By this time Baxter was already a seasoned professional having started out in the industry back in 1986. After graduating in physics from Imperial College, he says he missed out on the traditional physics jobs, such as in the oil and gas sector, as he was following his passion for sailing.

‘I was in the Great British Universities team and in America when everyone else was applying for jobs,’ he recalls.

‘I was second in the world championships in 1984. I did think about taking it up professionally. At the time you could turn up and enter the Olympic trials and if you won you went to the Games. Now it is all about bringing people through the academies and sailing clubs. I raced in the fireball class and was the wrong size for the Olympic classes.’

After initially working as a sailing instructor and flirting with the idea of becoming a sail maker, he started out selling advertising space for a computer magazine before moving across to one of his client firms to sell software.

 

Three years on he realised he was a good ‘people person’ with strong selling skills, but really wanted to obtain professional qualifications and do something more mathematical.

‘There were a lot of people in the 1980s at their desks selling savings policies and I was what would have been called a tied agent, but pre-polarisation,’ he says.

He later joined an IFA firm before setting up alone in 1989. He then became an appointed representative (AR) of Saunderson House while he awaited his approvals from the regulator.

In the end, Baxter stayed with Saunderson House for two years, describing it as a ‘good fit’ before he got his authorisations in his own right in 1992. From his past career, he had built up a bank of clients who worked in computer sales, along with a number of barristers, solicitors and other professionals.

His firm, James Baxter Capital Management (JBCM), was an early adopter of the fee-based model, moving away from being remunerated by commission in 1998. By 2008, it had built up £150 million in assets under management.
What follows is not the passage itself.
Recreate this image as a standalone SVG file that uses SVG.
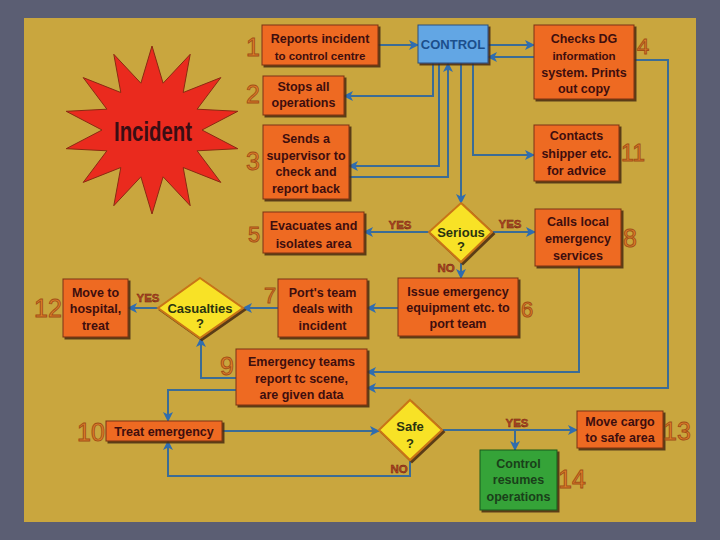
<svg xmlns="http://www.w3.org/2000/svg" width="720" height="540" viewBox="0 0 720 540">
<defs>
<style>
.bx{fill:#ee6a24;stroke:#7a3210;stroke-width:1;filter:url(#sh)}
.gb{fill:#34a338;stroke:#1d5a1d;stroke-width:1;filter:url(#sh)}
.cb{fill:#62a6e4;stroke:#2a4f7a;stroke-width:1;filter:url(#sh)}
.dm{fill:#f8e228;stroke:#c87418;stroke-width:2;filter:url(#sh)}
.t{font-family:"Liberation Sans",Arial,sans-serif;font-weight:bold;font-size:12.5px;fill:#3e0e0e;text-anchor:middle}
.ts{font-size:11.5px}
.tg{fill:#1a401a}
.td{fill:#2a3410;font-size:13px}
.tc{font-family:"Liberation Sans",Arial,sans-serif;font-weight:bold;font-size:13px;fill:#1c4f8c;text-anchor:middle}
.n{font-family:"Liberation Sans",Arial,sans-serif;font-size:25px;fill:#e07e2a;stroke:#a24e16;stroke-width:0.9;text-anchor:middle}
.yn{font-family:"Liberation Sans",Arial,sans-serif;font-weight:bold;font-size:11.5px;fill:#b04422;stroke:#6a2010;stroke-width:0.4;text-anchor:middle}
.c{fill:none;stroke:#3b6c96;stroke-width:2;marker-end:url(#ah)}
</style>
<filter id="sh" x="-10%" y="-10%" width="130%" height="130%">
<feDropShadow dx="2" dy="2" stdDeviation="0.7" flood-color="#4a2a08" flood-opacity="0.85"/>
</filter>
<marker id="ah" viewBox="0 0 10 10" refX="9" refY="5" markerWidth="10" markerHeight="10" markerUnits="userSpaceOnUse" orient="auto">
<path d="M0,0 L10,5 L0,10 L2.5,5 Z" fill="#2f6db0"/>
</marker>
</defs>
<rect x="0" y="0" width="720" height="540" fill="#5b5e73"/>
<rect x="24" y="18" width="672" height="504" fill="#c9a63e"/>

<g id="incident">
<polygon points="152,46 163.1,83.2 190.2,54.3 183.2,92.5 220.8,77.6 197.1,109.2 237.8,111.3 202,130 237.8,148.7 197.1,150.8 220.8,182.4 183.2,167.5 190.2,205.7 163.1,176.8 152,214 140.9,176.8 113.8,205.7 120.8,167.5 83.2,182.4 106.9,150.8 66.2,148.7 102,130 66.2,111.3 106.9,109.2 83.2,77.6 120.8,92.5 113.8,54.3 140.9,83.2" fill="#ea2a1e" stroke="#8a2a12" stroke-width="1"/>
<text x="153" y="141" font-family="Liberation Sans,Arial,sans-serif" font-weight="bold" font-size="27" fill="#3a0e14" text-anchor="middle" textLength="78" lengthAdjust="spacingAndGlyphs">Incident</text>
</g>

<g id="connectors">
<path class="c" d="M378,45 H418"/>
<path class="c" d="M488,45 H534"/>
<path class="c" d="M534,57 H488"/>
<path class="c" d="M634,60 H668 V388 H367"/>
<path class="c" d="M433,63 V96 H344"/>
<path class="c" d="M439,63 V166 H349"/>
<path class="c" d="M349,177 H448 V63"/>
<path class="c" d="M461,63 V203"/>
<path class="c" d="M473,63 V155 H534"/>
<path class="c" d="M429,232 H364"/>
<path class="c" d="M492,232 H535"/>
<path class="c" d="M461,262 V278"/>
<path class="c" d="M398,308 H367"/>
<path class="c" d="M278,308 H243"/>
<path class="c" d="M158,308 H128"/>
<path class="c" d="M579,266 V372 H367"/>
<path class="c" d="M236,378 H201 V338"/>
<path class="c" d="M236,390 H168 V421"/>
<path class="c" d="M222,431 H379"/>
<path class="c" d="M442,430 H577"/>
<path class="c" d="M515,430 V450"/>
<path class="c" d="M410,460 V476 H168 V441"/>
<text class="yn" x="400" y="228.5">YES</text>
<text class="yn" x="510" y="228">YES</text>
<text class="yn" x="446" y="272">NO</text>
<text class="yn" x="148" y="302">YES</text>
<text class="yn" x="517" y="427">YES</text>
<text class="yn" x="399" y="473">NO</text>
</g>

<g id="n1">
<rect class="bx" x="262" y="25" width="116" height="40"/>
<text class="t" x="320" y="42.5">Reports incident</text>
<text class="t ts" x="320" y="59.5">to control centre</text>
<text class="n" x="253" y="56">1</text>
</g>
<g id="control">
<rect class="cb" x="418" y="25" width="70" height="38"/>
<text class="tc" x="453" y="49">CONTROL</text>
</g>
<g id="n2">
<rect class="bx" x="263" y="76" width="81" height="39"/>
<text class="t" x="303.5" y="91">Stops all</text>
<text class="t" x="303.5" y="107">operations</text>
<text class="n" x="253" y="103">2</text>
</g>
<g id="n3">
<rect class="bx" x="263" y="125" width="86" height="74"/>
<text class="t" x="306" y="142.5">Sends a</text>
<text class="t" x="306" y="159.5">supervisor to</text>
<text class="t" x="306" y="176">check and</text>
<text class="t" x="306" y="192.5">report back</text>
<text class="n" x="253" y="170">3</text>
</g>
<g id="n4">
<rect class="bx" x="534" y="25" width="100" height="74"/>
<text class="t" x="584" y="42.5">Checks DG</text>
<text class="t ts" x="584" y="59.5">information</text>
<text class="t" x="584" y="76.5">system. Prints</text>
<text class="t" x="584" y="92.5">out copy</text>
<text class="n" x="643" y="54" style="font-size:22px">4</text>
</g>
<g id="n11">
<rect class="bx" x="534" y="125" width="85" height="56"/>
<text class="t" x="576.5" y="140">Contacts</text>
<text class="t" x="576.5" y="158">shipper etc.</text>
<text class="t" x="576.5" y="174.5">for advice</text>
<text class="n" x="633" y="161" style="font-size:23px">11</text>
</g>
<g id="n5">
<rect class="bx" x="263" y="212" width="101" height="41"/>
<text class="t" x="313.5" y="230">Evacuates and</text>
<text class="t" x="313.5" y="247.5">isolates area</text>
<text class="n" x="254" y="242" style="font-size:22px">5</text>
</g>
<g id="serious">
<polygon class="dm" points="461,203 492,232 461,262 429,232"/>
<text class="t td" x="461" y="236.5">Serious</text>
<text class="t td" x="461" y="251">?</text>
</g>
<g id="n8">
<rect class="bx" x="535" y="209" width="86" height="57"/>
<text class="t" x="578" y="225.5">Calls local</text>
<text class="t" x="578" y="242.5">emergency</text>
<text class="t" x="578" y="260">services</text>
<text class="n" x="630" y="247">8</text>
</g>
<g id="n6">
<rect class="bx" x="398" y="278" width="120" height="58"/>
<text class="t" x="458" y="295.5">Issue emergency</text>
<text class="t" x="458" y="312">equipment etc. to</text>
<text class="t" x="458" y="327.5">port team</text>
<text class="n" x="527" y="317" style="font-size:22px">6</text>
</g>
<g id="n7">
<rect class="bx" x="278" y="279" width="89" height="58"/>
<text class="t" x="322.5" y="296.5">Port's team</text>
<text class="t" x="322.5" y="312.5">deals with</text>
<text class="t" x="322.5" y="329.5">incident</text>
<text class="n" x="270" y="303" style="font-size:22px">7</text>
</g>
<g id="casualties">
<polygon class="dm" points="200,278 243,308 200,338 158,308"/>
<text class="t td" x="200" y="312.5">Casualties</text>
<text class="t td" x="200" y="328">?</text>
</g>
<g id="n12">
<rect class="bx" x="63" y="279" width="65" height="58"/>
<text class="t" x="95.5" y="296.5">Move to</text>
<text class="t" x="95.5" y="312.5">hospital,</text>
<text class="t" x="95.5" y="329.5">treat</text>
<text class="n" x="48" y="317">12</text>
</g>
<g id="n9">
<rect class="bx" x="236" y="349" width="131" height="56"/>
<text class="t" x="301.5" y="366">Emergency teams</text>
<text class="t" x="301.5" y="382.5">report tc scene,</text>
<text class="t" x="301.5" y="399">are given data</text>
<text class="n" x="227" y="375">9</text>
</g>
<g id="n10">
<rect class="bx" x="106" y="421" width="116" height="20"/>
<text class="t" x="164" y="435.5">Treat emergency</text>
<text class="n" x="91" y="441">10</text>
</g>
<g id="safe">
<polygon class="dm" points="410,400 442,430 410,460 379,430"/>
<text class="t td" x="410" y="431">Safe</text>
<text class="t td" x="410" y="448">?</text>
</g>
<g id="n13">
<rect class="bx" x="577" y="411" width="86" height="37"/>
<text class="t" x="620" y="425.5">Move cargo</text>
<text class="t" x="620" y="441.5">to safe area</text>
<text class="n" x="677" y="440">13</text>
</g>
<g id="n14">
<rect class="gb" x="480" y="450" width="77" height="60"/>
<text class="t tg" x="518.5" y="467.5">Control</text>
<text class="t tg" x="518.5" y="483.5">resumes</text>
<text class="t tg" x="518.5" y="500.5">operations</text>
<text class="n" x="572" y="488">14</text>
</g>
</svg>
After a jokey conversation with colleagues at the time about staff share options morphed into discussions about a management buyout, they ended up agreeing a price and sealing the deal the next day.

‘I had been working at the business for 20 years and it was quite hard, but it seemed a good time. I had worked with many of these clients for years and had been to some of their weddings and funerals - it felt a bit like selling friends,’ Baxter says.

‘They worked really hard and continue to do so, but it gave me an opportunity to break away and take stock.’

JBCM became Dart Capital in 2009, headed by Baxter’s former colleague Richard Whitehead, a former Wealth Manager cover star himself. Baxter says the two along with Dart’s operations director Matthew Wille had dinner last month to celebrate the deal five years on.

The intervening period saw Baxter take a break and after the 18-month non-compete clause expired, he estimates that around 70% of Dart’s clients remained with the firm although a few did follow him over when he launched Tideway.

‘By the time the 18 months was up we pretty much knew who was moving over and who was staying. There was never any point where I started contacting people,’ he adds.